Verse 25 had special reference to Job's case; but verses 26-30 have a wide application. The ransomed sinner stands before God in righteousness and with joy and, as the next verses show, he can happily confess both his sin and his deliverance before men, as the marginal reading of verse 28 shows. Elihu's words here were instruction to Job and designed to lead him to honest confession before God. They are equally true for us, and that in a far more ample and perfect way, as we look back to the accomplished work of Christ.

In these remarkable words Elihu was certainly acting the part of the interpreter with Job, by showing what is the good design of God in His dealings, so adverse apparently, with men. He aims at delivering them from the "pit" of self-esteem and complacency in this life, and the "pit" of judgment and condemnation in the life to come. Having interpreted God's ways thus far Elihu evidently paused to see if at this point there was anything Job wished to say.

There being no response on Job's part, Elihu resumed his discourse and, as Job 34: 2 indicates, had a larger audience in view. He addressed himself also to the three friends and any other bystanders, challenging them as to whether they had the wisdom and knowledge that would enable them to try words: and choose what is good and right. He knew well that the effect of sin is to pervert man's judgment and blind him to what is right.

In keeping with the larger audience he began to speak about Job rather than to Job as previously he had done. Job does not appear to have said, "I am righteous," in so many words; he had rather inferred it by singing his own praises in the way recorded in Job 29. But, turning back to Job 27: 2, we note he did definitely say, "God hath taken away my judgment." Hence his attitude clearly was, "Should I lie against my right?"

His "right" was, he maintained to be free of these calamities and he did not intend to say otherwise. His wound did indeed seem to be incurable but he maintained it was not provoked by any transgression on his part. Verses 5 and 6 sum up Job's position, as Elihu saw it. He had not claimed to be sinless, but he did claim that he was guilty of no transgression that justified God in inflicting upon him such woes. In effect it came to this, that he was right, and God was wrong.

Elihu now shows that in all this Job had really allied himself with the wicked. The scorning of men he might drink up like water, but he could not so treat the judgment of God. The absolute perfection and rightness of all God's ways is what Elihu asserts; a matter of the greatest importance, seeing He is supreme in all the earth. He has "charge over the earth," so that He has "disposed the whole world." Verse 14 has been translated, "If He only thought of Himself, and gathered unto Him His spirit and His breath;" then the result would be that all flesh would expire together and man return to the dust. Such is the greatness as well as the rightness of God.

Hence the argument of the succeeding verses. Should government be in the hands of the unjust?
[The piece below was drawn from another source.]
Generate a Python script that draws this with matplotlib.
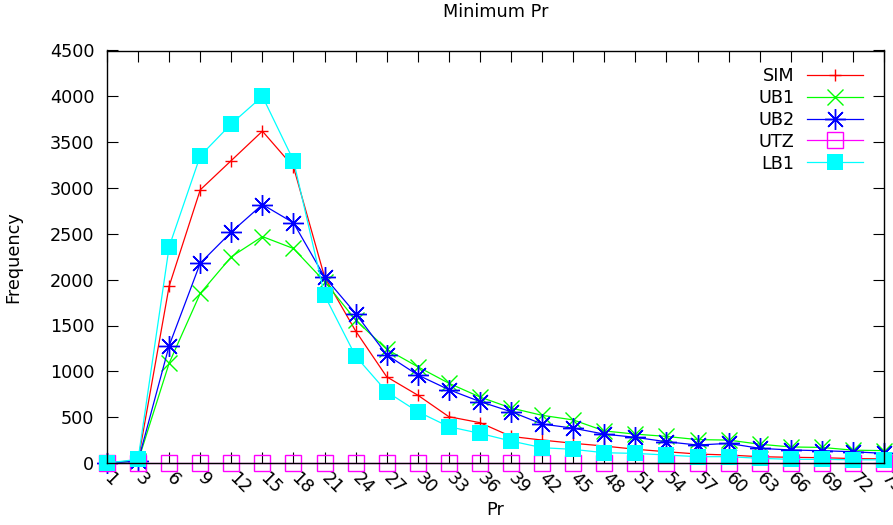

And if in the hands of the ALL-Just, is what He orders to be challenged? Men would not speak thus to kings or princes. Much less then to God. What He orders must be right.

Elihu proceeds to speak of the searching judgment of God, which is quite impartial, the rich being amenable to it equally with the poor Moreover there is "no darkness, nor shadow of death," where those who work evil may hide themselves. He went on to assert that God's judgments are always right and that He acts as seems good in His sight, breaking in pieces and overthrowing mighty men, yet on the other hand hearing the cry of the afflicted. He may give quietness to the afflicted and who then can disturb it? He may hide His face from the wicked and who then can behold Him? And this is true whether a nation be in question or only an individual.

The rest of this chapter is more directly a word to Job. It would have been more becoming if he had humbly accepted the chastisement, admitting that there was iniquity with him, of which he was ignorant, and as to which he needed God should teach him, so that he should put right what was wrong. Instead of that he had challenged God's judgment in favour of his own mind, and in so doing he had added to his sin rebellion against God.